21. The semiconductor device of claim 20, wherein the one or more semiconductor die includes at least two memory die, the wire bonds electrically couples die bond ground pads on the at least two memory die with the ground pad on the substrate.

22. The semiconductor device of claim 21, wherein in the column of electrically conductive bumps is physically affixed atop a surface of an uppermost memory die of the at least two memory die.

23. The semiconductor device of claim 20, wherein the one or more semiconductor die includes at least two memory die and a controller die, the wire bonds electrically coupling die bond ground pads on the at least two memory die and controller die with the ground pad on the substrate.

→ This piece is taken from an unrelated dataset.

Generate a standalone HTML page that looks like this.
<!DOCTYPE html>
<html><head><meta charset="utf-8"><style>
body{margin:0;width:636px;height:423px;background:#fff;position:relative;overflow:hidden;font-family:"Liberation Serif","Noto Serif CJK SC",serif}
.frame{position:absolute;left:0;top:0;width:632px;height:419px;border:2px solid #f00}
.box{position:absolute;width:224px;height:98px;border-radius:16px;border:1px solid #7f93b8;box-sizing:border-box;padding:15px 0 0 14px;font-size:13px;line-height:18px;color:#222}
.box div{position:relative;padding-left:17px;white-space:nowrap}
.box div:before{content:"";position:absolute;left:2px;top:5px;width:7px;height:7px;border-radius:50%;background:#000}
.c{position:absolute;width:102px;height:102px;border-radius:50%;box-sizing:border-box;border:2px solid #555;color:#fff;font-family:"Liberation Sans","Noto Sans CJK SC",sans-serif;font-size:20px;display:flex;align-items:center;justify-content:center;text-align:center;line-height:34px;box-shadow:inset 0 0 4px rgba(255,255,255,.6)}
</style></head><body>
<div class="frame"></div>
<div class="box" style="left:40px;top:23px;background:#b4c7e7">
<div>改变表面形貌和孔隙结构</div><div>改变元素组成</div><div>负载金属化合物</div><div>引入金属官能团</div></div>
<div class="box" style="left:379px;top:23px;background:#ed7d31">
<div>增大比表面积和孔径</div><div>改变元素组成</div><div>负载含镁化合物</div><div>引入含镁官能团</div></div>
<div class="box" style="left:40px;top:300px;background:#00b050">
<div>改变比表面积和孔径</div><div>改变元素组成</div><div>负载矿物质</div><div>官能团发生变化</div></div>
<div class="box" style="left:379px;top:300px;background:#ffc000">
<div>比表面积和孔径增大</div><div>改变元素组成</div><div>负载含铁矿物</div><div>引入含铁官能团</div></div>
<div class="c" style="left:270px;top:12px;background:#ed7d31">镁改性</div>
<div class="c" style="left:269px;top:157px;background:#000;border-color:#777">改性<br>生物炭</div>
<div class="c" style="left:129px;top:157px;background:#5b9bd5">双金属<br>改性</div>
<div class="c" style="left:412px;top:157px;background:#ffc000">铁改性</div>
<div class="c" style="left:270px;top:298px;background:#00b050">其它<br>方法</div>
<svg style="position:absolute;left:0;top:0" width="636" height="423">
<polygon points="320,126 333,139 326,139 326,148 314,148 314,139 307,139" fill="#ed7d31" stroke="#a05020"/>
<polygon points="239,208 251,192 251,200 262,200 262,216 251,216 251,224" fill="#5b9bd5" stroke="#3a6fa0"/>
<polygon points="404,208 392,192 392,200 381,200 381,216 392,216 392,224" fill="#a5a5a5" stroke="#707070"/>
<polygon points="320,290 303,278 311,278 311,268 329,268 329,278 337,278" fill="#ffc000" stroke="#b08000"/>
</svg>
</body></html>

24. The semiconductor device of claim 23, wherein in the column of electrically conductive bumps is physically affixed atop a surface of an uppermost die of the at least two memory die and controller die.

25. A semiconductor device, comprising:

a substrate;

one or more semiconductor die on the substrate;

molding compound for encapsulating the one or more semiconductor die;

a column of electrically conductive bumps, a first bump in the column of electrically conductive bumps physically in contact with a surface of the one of the semiconductor die or substrate, and a second bump in the column of electrically conductive bumps physically in contact with the electrical conductor formed on the surface of the molding compound.

26. The semiconductor device of claim 25, wherein the first bump in the column of electrically conductive bumps is mounted on a die bond pad of a semiconductor die of the one or more semiconductor die.

27. The semiconductor device of claim 25, wherein the first bump in the column of electrically conductive bumps is mounted on a contact pad of the substrate.

28. The semiconductor device of claim 25, wherein the first bump in the column of electrically conductive bumps is mounted atop a wire bond on a pad formed on a semiconductor die or substrate.

29. The semiconductor device of claim 25, wherein the first bump in the column of electrically conductive bumps is mounted on a pad formed on a semiconductor die or substrate, the pad having no wire bond formed thereon.

30. The semiconductor device of claim 29, wherein the pad is a first pad and the first pad is electrically coupled to a second pad having a wire bond affixed thereto.

31. The semiconductor device of claim 25, wherein the one or more semiconductor die includes a memory die stack of at least one memory die, and a controller die atop the memory die stack.

32. The semiconductor device of claim 31, wherein the first bump of the column of electrically conductive bumps is mounted to a die bond pad of the controller die.

33. The semiconductor device of claim 31, wherein the first bump of the column of electrically conductive bumps is mounted to a die bond pad of a memory die.

34. The semiconductor device of claim 31, wherein the first bump of the column of electrically conductive bumps is mounted to a die bond pad of an uppermost semiconductor die of the one or more semiconductor die.